His ideas for making new styles of beers seem inexhaustible.
"The first I plan to release here will be the Black Forest Stout," said de Beer. "It starts life as an 11 percent alcohol stout, then it's re-fermented with fresh cherries from the Free State [province] and pure cocoa is soaked in the beer for a few days; beautiful cherry and chocolate flavors in the strong stout."
Water comes from the Magaliesberg springs
Nuschka Botha, of the Black Horse Brewery in the Magaliesberg Mountains north of Johannesburg, said two ingredients ensure that her beer is "really special" - barley imported from Belgium, a country known for its excellent beer, and the water she uses.
"We get our water from a natural spring in the Magalies Mountains. A lot of other brewers change their water PH and add calcium and other stuff before they brew, but not us," she stated. "We use our water as is. It doesn't go through any filtration systems, and it is as pure as pure can get. That I also feel changes quite a bit to the flavor of the beer... . So I think that makes our beer very pure."
Botha believes in using ingredients indigenous to particular styles of beer.
"Like, for instance, our Irish red ale - we try to use the hops unique to its name, so we try and use European hops for that. When I brew a dunkel, which is a German dark lager, I'll use German hops."
Unlike many other craft beer brewers who are currently making extremely bitter, highly experimental brews, Botha plays it safer.
"South Africans have such a specific taste bud range as far as beers are concerned that we want to make something that's already kind of out there. We don't want to go way out and try something crazy; we want to make very drinkable beers."
Unashamedly, Botha pays homage to South African Breweries [SAB], often much maligned by other craft brewers for making what they consider to be largely flavorless beers.
"SAB has done a very good job of getting people used to lager, so we followed them in a sense and made a signature lager, our Golden Lager, which is the typical lager. That sells very well - easy drinking, light... ."
Reaching back to mediaeval brews
A network of stony paths leads to Dirk van Tonder's Irish Ale House on his farm in Northwest Province. He believes that simplicity is the secret to good craft beer.
"I try to make beer as close as possible to the way in which beer was originally made all those centuries ago in Europe, like in mediaeval times," he told VOA.
To illustrate his point, van Tonder told how he recently acquired some South African-grown barley.
"I steeped it and I malted it on the floor, like in the age-old tradition.
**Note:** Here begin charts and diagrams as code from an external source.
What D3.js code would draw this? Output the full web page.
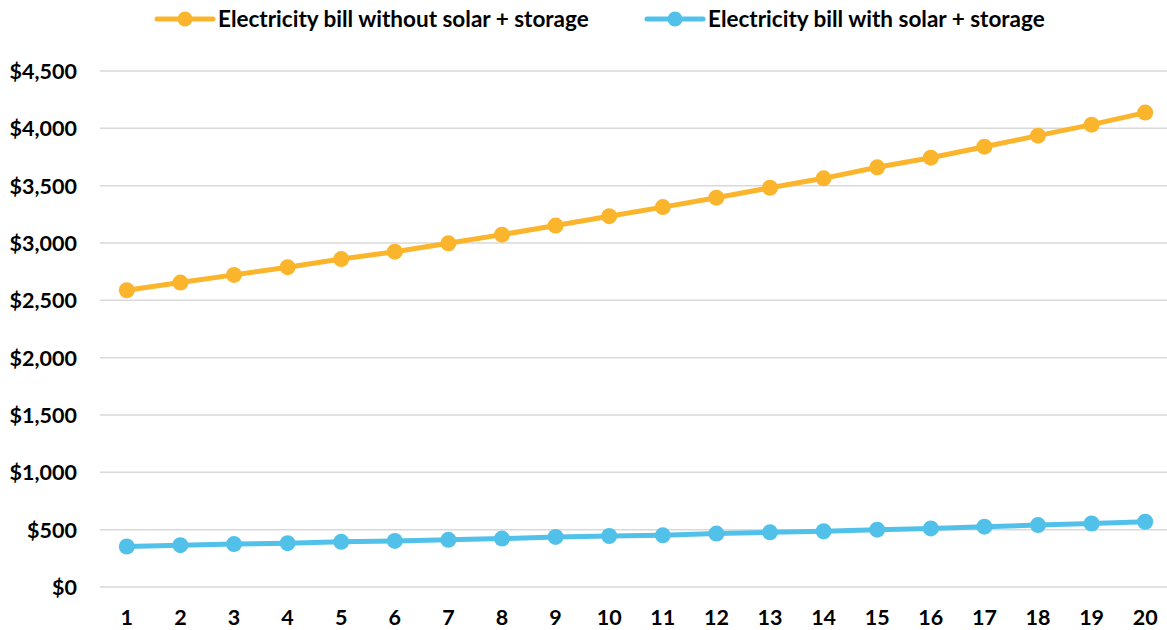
<!DOCTYPE html>
<html>
<head>
<meta charset="utf-8">
<script src="https://cdn.jsdelivr.net/npm/d3@7"></script>
<style>
  html, body { margin: 0; padding: 0; background: #ffffff; }
  svg { display: block; font-family: Lato, "Open Sans", sans-serif; font-weight: 700; }
</style>
</head>
<body>
<svg id="chart" width="1167" height="630"></svg>
<script>
// Year index along the horizontal axis
const years = d3.range(1, 21);

// Annual electricity bill, dollars
const billWithoutSolar = [2588, 2655, 2722, 2789, 2860, 2924, 2997, 3073, 3152, 3234,
                          3313, 3395, 3482, 3564, 3660, 3744, 3840, 3936, 4032, 4137];
const billWithSolar    = [353, 365, 374, 382, 394, 402, 411, 422, 437, 445,
                          451, 466, 477, 486, 500, 511, 526, 540, 554, 569];

const yTicks = [0, 500, 1000, 1500, 2000, 2500, 3000, 3500, 4000, 4500];

const seriesNames = ["Electricity bill without solar + storage",
                     "Electricity bill with solar + storage"];
const seriesColors = ["#FBB52C", "#52C1EA"];

const series = [
  { name: seriesNames[0], color: seriesColors[0], values: billWithoutSolar },
  { name: seriesNames[1], color: seriesColors[1], values: billWithSolar }
];

const svg = d3.select("#chart");
const plot = { left: 100, right: 1172, top: 71, bottom: 587 };

const x = d3.scaleBand().domain(years).range([plot.left, plot.right]);
const y = d3.scaleLinear().domain([0, 4500]).range([plot.bottom, plot.top]);
const cx = d => x(d) + x.bandwidth() / 2;

// Horizontal gridlines
svg.append("g")
  .selectAll("line")
  .data(yTicks)
  .join("line")
  .attr("x1", plot.left).attr("x2", plot.right)
  .attr("y1", d => y(d)).attr("y2", d => y(d))
  .attr("stroke", "#D9D9D9").attr("stroke-width", 1.5);

// Value axis labels
const fmt = d3.format("$,");
const yAxis = svg.append("g")
  .attr("transform", `translate(${plot.left - 23},0)`)
  .call(d3.axisLeft(y).tickValues(yTicks).tickFormat(fmt).tickSize(0).tickPadding(0));
yAxis.select(".domain").remove();
yAxis.selectAll("text")
  .attr("fill", "#000").style("font-size", "21.5px").style("font-family", "Lato, sans-serif").style("font-weight", 700)
  .attr("dy", "0.35em");

// Category axis labels
const xAxis = svg.append("g")
  .attr("transform", `translate(0,${plot.bottom + 23})`)
  .call(d3.axisBottom(x).tickSize(0).tickPadding(0));
xAxis.select(".domain").remove();
xAxis.selectAll("text")
  .attr("fill", "#000").style("font-size", "21.5px").style("font-family", "Lato, sans-serif").style("font-weight", 700)
  .attr("dy", "0.71em");

// Lines with circular markers
const line = d3.line().x((d, i) => cx(years[i])).y(d => y(d));
series.forEach(s => {
  const g = svg.append("g");
  g.append("path")
    .datum(s.values)
    .attr("d", line)
    .attr("fill", "none")
    .attr("stroke", s.color)
    .attr("stroke-width", 5)
    .attr("stroke-linejoin", "round");
  g.selectAll("circle")
    .data(s.values)
    .join("circle")
    .attr("cx", (d, i) => cx(years[i]))
    .attr("cy", d => y(d))
    .attr("r", 8)
    .attr("fill", s.color);
});

// Legend
const legendX = [157, 647];
const legend = svg.append("g");
series.forEach((s, i) => {
  const g = legend.append("g").attr("transform", `translate(${legendX[i]},19)`);
  g.append("line").attr("x1", 0).attr("x2", 56).attr("y1", 0).attr("y2", 0)
    .attr("stroke", s.color).attr("stroke-width", 5).attr("stroke-linecap", "round");
  g.append("circle").attr("cx", 28).attr("cy", 0).attr("r", 7.5).attr("fill", s.color);
  g.append("text").attr("x", 61).attr("y", 0).attr("dy", "0.35em")
    .style("font-size", "22.5px").attr("fill", "#000").text(s.name);
});
</script>
</body>
</html>
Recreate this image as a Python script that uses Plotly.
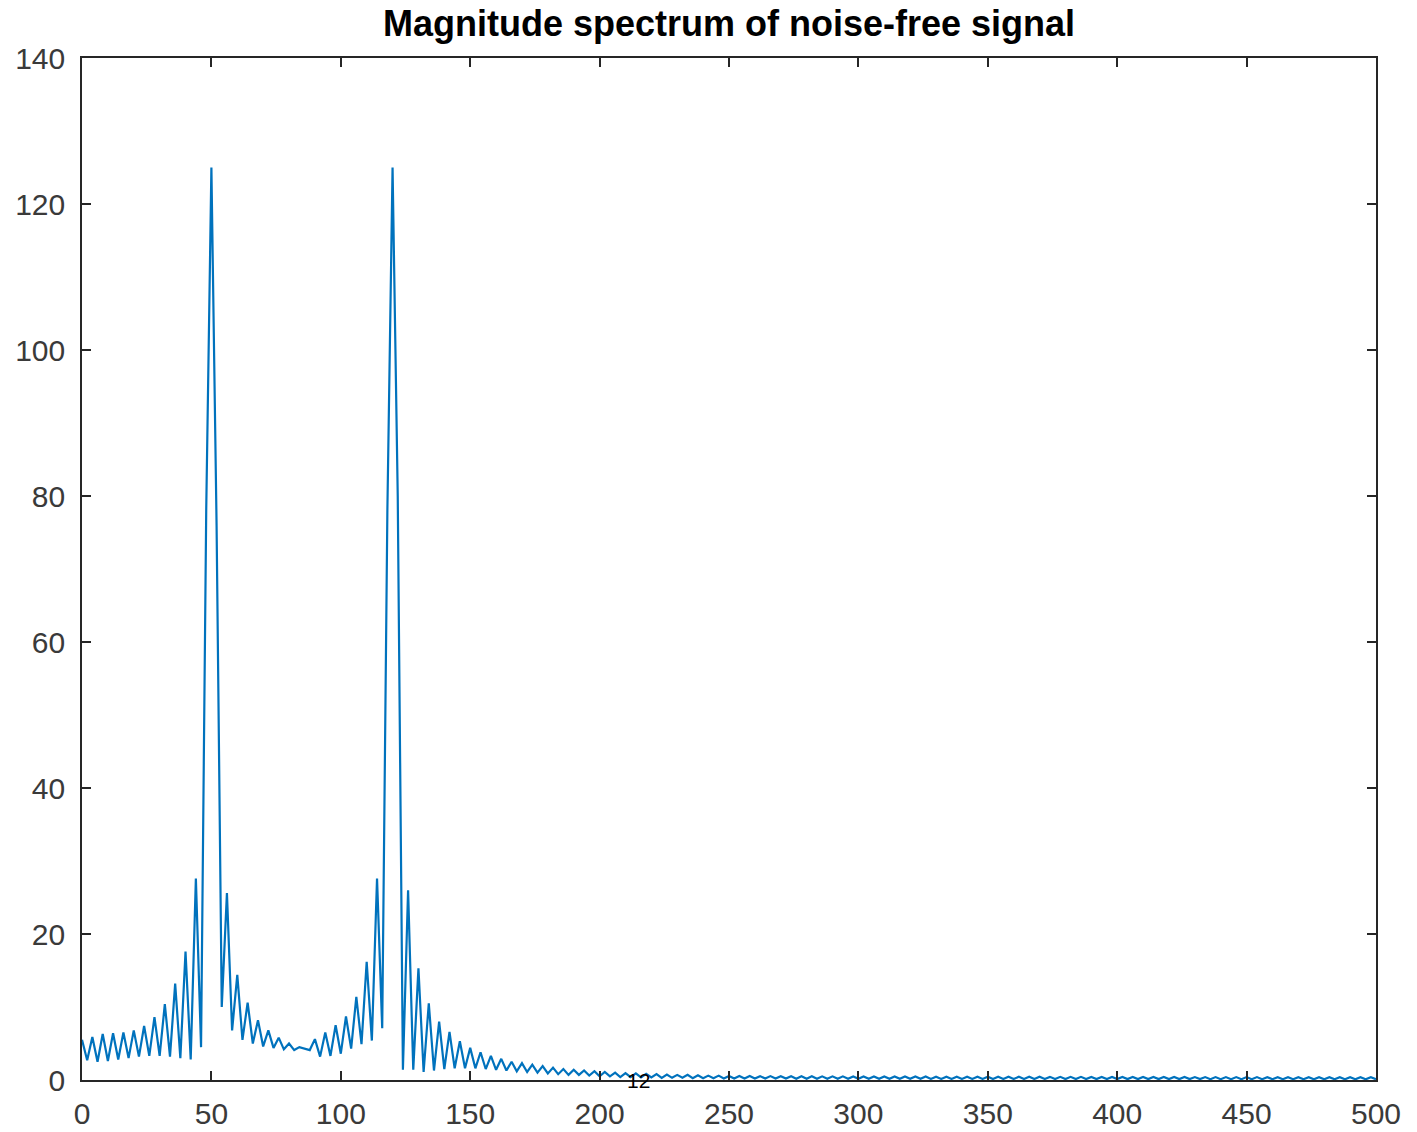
import plotly.graph_objects as go

# Frequency grid (Hz)
freq = [
    0, 2, 4, 6, 8, 10, 12, 14, 16, 18,
    20, 22, 24, 26, 28, 30, 32, 34, 36, 38,
    40, 42, 44, 46, 48, 50, 52, 54, 56, 58,
    60, 62, 64, 66, 68, 70, 72, 74, 76, 78,
    80, 82, 84, 86, 88, 90, 92, 94, 96, 98,
    100, 102, 104, 106, 108, 110, 112, 114, 116, 118,
    120, 122, 124, 126, 128, 130, 132, 134, 136, 138,
    140, 142, 144, 146, 148, 150, 152, 154, 156, 158,
    160, 162, 164, 166, 168, 170, 172, 174, 176, 178,
    180, 182, 184, 186, 188, 190, 192, 194, 196, 198,
    200, 202, 204, 206, 208, 210, 212, 214, 216, 218,
    220, 222, 224, 226, 228, 230, 232, 234, 236, 238,
    240, 242, 244, 246, 248, 250, 252, 254, 256, 258,
    260, 262, 264, 266, 268, 270, 272, 274, 276, 278,
    280, 282, 284, 286, 288, 290, 292, 294, 296, 298,
    300, 302, 304, 306, 308, 310, 312, 314, 316, 318,
    320, 322, 324, 326, 328, 330, 332, 334, 336, 338,
    340, 342, 344, 346, 348, 350, 352, 354, 356, 358,
    360, 362, 364, 366, 368, 370, 372, 374, 376, 378,
    380, 382, 384, 386, 388, 390, 392, 394, 396, 398,
    400, 402, 404, 406, 408, 410, 412, 414, 416, 418,
    420, 422, 424, 426, 428, 430, 432, 434, 436, 438,
    440, 442, 444, 446, 448, 450, 452, 454, 456, 458,
    460, 462, 464, 466, 468, 470, 472, 474, 476, 478,
    480, 482, 484, 486, 488, 490, 492, 494, 496, 498,
    500,
]

# Magnitude values read (estimated) from the picture
magnitude = [
    5.5, 2.7, 5.9, 2.5, 6.3, 2.6, 6.4, 2.8, 6.5, 3.0,
    6.8, 3.2, 7.4, 3.3, 8.6, 3.3, 10.4, 3.2, 13.2, 3.0,
    17.6, 2.8, 27.6, 4.5, 78, 125, 76, 10.0, 25.6, 6.8,
    14.4, 5.5, 10.6, 5.0, 8.2, 4.6, 6.8, 4.4, 5.8, 4.2,
    5.0, 4.1, 4.5, 4.3, 4.1, 5.6, 3.2, 6.5, 3.3, 7.5,
    3.6, 8.7, 4.3, 11.4, 4.9, 16.2, 5.4, 27.6, 7.1, 78,
    125, 80, 1.4, 26.0, 1.4, 15.3, 1.1, 10.5, 1.3, 8.0,
    1.5, 6.6, 1.6, 5.3, 1.6, 4.4, 1.6, 3.8, 1.5, 3.3,
    1.4, 2.9, 1.3, 2.5, 1.2, 2.3, 1.1, 2.1, 1.0, 1.9,
    0.9, 1.7, 0.8, 1.5, 0.7, 1.4, 0.7, 1.3, 0.6, 1.2,
    0.5, 1.1, 0.5, 1.0, 0.4, 0.95, 0.4, 0.9, 0.35, 0.85,
    0.35, 0.8, 0.3, 0.75, 0.3, 0.7, 0.3, 0.7, 0.25, 0.65,
    0.25, 0.6, 0.25, 0.6, 0.2, 0.55, 0.2, 0.55, 0.2, 0.54,
    0.2, 0.53, 0.19, 0.53, 0.19, 0.52, 0.19, 0.52, 0.18, 0.51,
    0.18, 0.51, 0.18, 0.5, 0.18, 0.5, 0.17, 0.5, 0.17, 0.49,
    0.17, 0.49, 0.17, 0.48, 0.16, 0.48, 0.16, 0.48, 0.16, 0.47,
    0.16, 0.47, 0.16, 0.47, 0.15, 0.46, 0.15, 0.46, 0.15, 0.46,
    0.15, 0.45, 0.15, 0.45, 0.15, 0.45, 0.14, 0.45, 0.14, 0.44,
    0.14, 0.44, 0.14, 0.44, 0.14, 0.44, 0.14, 0.43, 0.13, 0.43,
    0.13, 0.43, 0.13, 0.43, 0.13, 0.42, 0.13, 0.42, 0.13, 0.42,
    0.13, 0.42, 0.12, 0.42, 0.12, 0.41, 0.12, 0.41, 0.12, 0.41,
    0.12, 0.41, 0.12, 0.41, 0.12, 0.4, 0.12, 0.4, 0.11, 0.4,
    0.11, 0.4, 0.11, 0.4, 0.11, 0.4, 0.11, 0.4, 0.11, 0.39,
    0.11, 0.39, 0.11, 0.39, 0.11, 0.39, 0.11, 0.39, 0.1, 0.39,
    0.1, 0.39, 0.1, 0.39, 0.1, 0.39, 0.1, 0.38, 0.1, 0.38,
    0.1,
]
assert len(freq) == len(magnitude)

x_ticks = [0, 50, 100, 150, 200, 250, 300, 350, 400, 450, 500]
y_ticks = [0, 20, 40, 60, 80, 100, 120, 140]

title_text = "Magnitude spectrum of noise-free signal"
note_text = "12"
note_x = 215
note_y = 0

AX = "#262626"
FONT = "Liberation Sans, Arial, Helvetica, sans-serif"

fig = go.Figure()
fig.add_trace(go.Scatter(
    x=freq, y=magnitude, mode="lines",
    line=dict(color="#0072BD", width=2.2),
    showlegend=False, hoverinfo="skip",
))

fig.add_annotation(
    x=note_x, y=note_y, xref="x", yref="y", text=note_text,
    showarrow=False, xanchor="center", yanchor="middle", yshift=0,
    font=dict(family=FONT, size=21, color="#000000"),
)

axis_common = dict(
    showline=True, linecolor=AX, linewidth=1.6, mirror="ticks",
    ticks="inside", ticklen=9, tickwidth=1.6, tickcolor=AX,
    showgrid=False, zeroline=False, automargin=False,
    tickfont=dict(family=FONT, size=30, color="#3a3a3a"),
)

fig.update_layout(
    width=1417, height=1132,
    margin=dict(l=82, r=41, t=58, b=52, autoexpand=False),
    plot_bgcolor="white", paper_bgcolor="white",
    title=dict(
        text="<b>" + title_text + "</b>",
        x=0.5145, xanchor="center",
        y=1 - 23 / 1132, yref="container", yanchor="middle",
        font=dict(family=FONT, size=36, color="#000000"),
    ),
    xaxis=dict(range=[0, 500], tickvals=x_ticks, ticklabelstandoff=6, **axis_common),
    yaxis=dict(range=[0, 140], tickvals=y_ticks, ticklabelstandoff=9, **axis_common),
)

fig.write_html("out.html")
I dry-kilned it in the sun, and then I roasted it in my... wood-fired pizza oven. To this day the people are still asking me, 'When are we getting that beer with that lovely, nutty taste? When are you making that again?' I said, 'Well, when I feel like making malt again ...'"
Van Tonder's passion is to use South African inputs in his beer.
"Every single element of what I called my Brown Ale was South African. So, we don't have to look overseas all the time for wonderful ingredients. It does, however, take more time and effort to make 100 percent homegrown beer, because at the moment imports are more widely available," he said.